The y-axis charts the relevance rate. This is the percentage of the highly ranked documents which are confirmed by the reviewer to be relevant. The Prioritized Review queue serves up a mixture of documents: 10% of documents are randomly selected; 20% of documents are chosen for scores "in the middle" of the review (in the 40 to 60 range) for index health; and the final 70% are the highest-ranking uncoded documents remaining in the project.

This means for every 200 documents, around 140 (70%) are chosen for being highly ranked. If you wanted to calculate the relevance rate manually, you would take Number of Highest Ranked Coded [Positive Choice] / Number of Highest Ranked. You can view these values in the Prioritized Review queue review summary on the Review Statistics tab. For more information, see Review Statistics.

Monitoring prioritized review progress

In the beginning of the project, the relevance rate may be low as the model learns the meaning of responsive. However, as reviewers code documents and the model learns, this rate will improve because the model becomes better at locating relevant documents. Documents might have active learning ranks in the 80-100 range, which typically corresponds to very high rates of responsiveness. It's not unusual to see 100% reported in the graph. However, as the review progresses, the highest-ranking documents that haven't yet been coded are going to have lower and lower rank scores.

Note: You may see a spike in the relevance rate if a large amount of new documents are added to the project, or if the definition of relevance changes during the course of the review.

Eventually, the relevance rate will plateau and decline. Declines in relevance rate indicate that the project is near completion since the model is serving up fewer relevant documents to reviewers. This indicates that you can move to the Elusion Test to validate completion. For more information, see Elusion Test.

Note: Documents used for Index health are not included in the Relevance Rate calculation.
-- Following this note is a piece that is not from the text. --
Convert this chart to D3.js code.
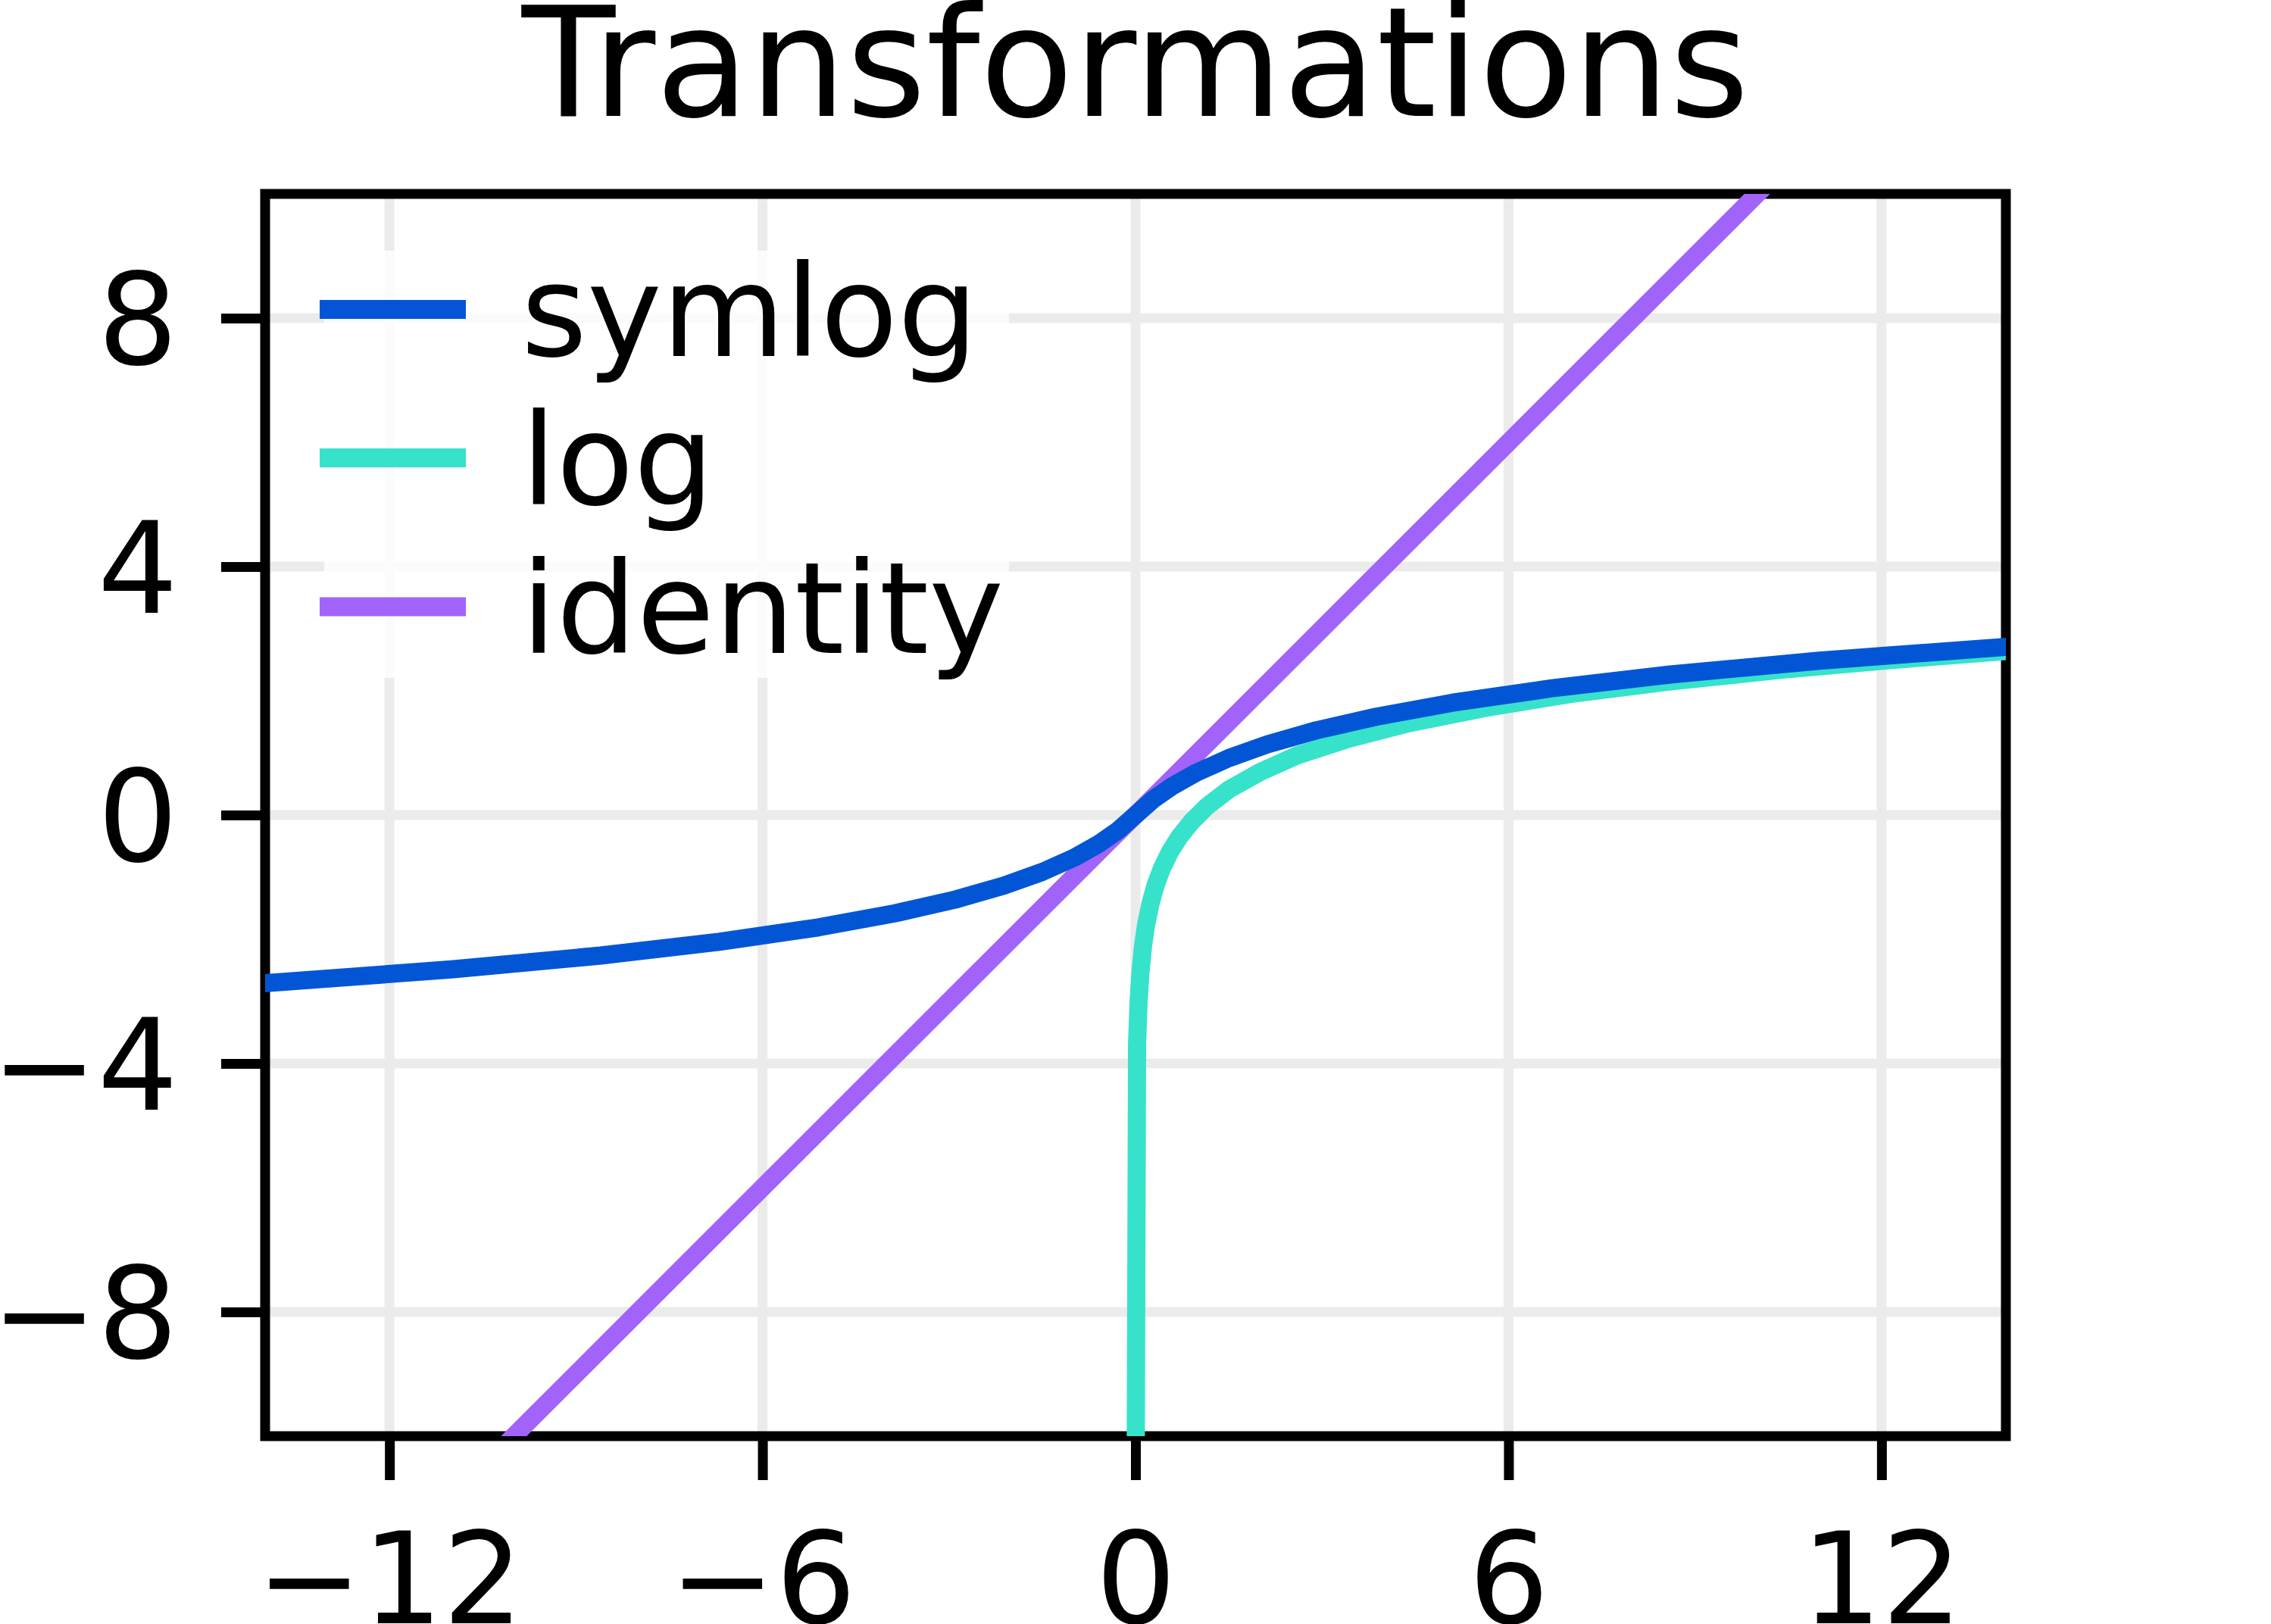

Running a search on a classification index

You can run a search against a classification index to quickly return documents of a certain rank or within a range of ranks instead of having to run Update Ranks.

  • If you try running a search for the first time while the classification index is populating and building, the search will try to complete for five minutes. If the index hasn't finished building within this time, the search will fail. However, you can re-run the search after the index finishes.
  • If you've previously run the search, these results are cached. If you try re-running the search while the classification index is building, you'll see these old, cached results. Once the index build completes, the results are refreshed with the latest index build results.

To run the search:

  1. Navigate to the Documents tab.
  2. From the search bar, select the classification index associated with your Active Learning project.

    Note: The index you select must be associated with an Active Learning project that has been built (at least five documents coded with the positive designation and five coded with the negative designation).

  3. Using the next drop-down, select whether to search for Greater than or equal to, Less than or equal to, Between, or Is the rank value you enter.

  4. Click Search.

The Rank column displays rank results relevant to your search for the most recent index build. This differs from the CSR- <Project Name> Cat. Set::Category Rank field generated by Update Ranks, which stores old results until you manually re-run.

The rank scores are rounded to two decimal places. Note that these results are temporary, and you can't run the mass operations Sum, Tally, and Average on them.

(Click to expand)

The results in the Rank column are temporary, and you can't run the mass operations Sum, Tally, and Average on them.

Quality control

If you want to run a quality control check on reviewer's coding decisions, run a search for documents Greater than or equal to your rank cutoff. Then, filter on the Designation field to return documents within this rank that were coded on the negative designation.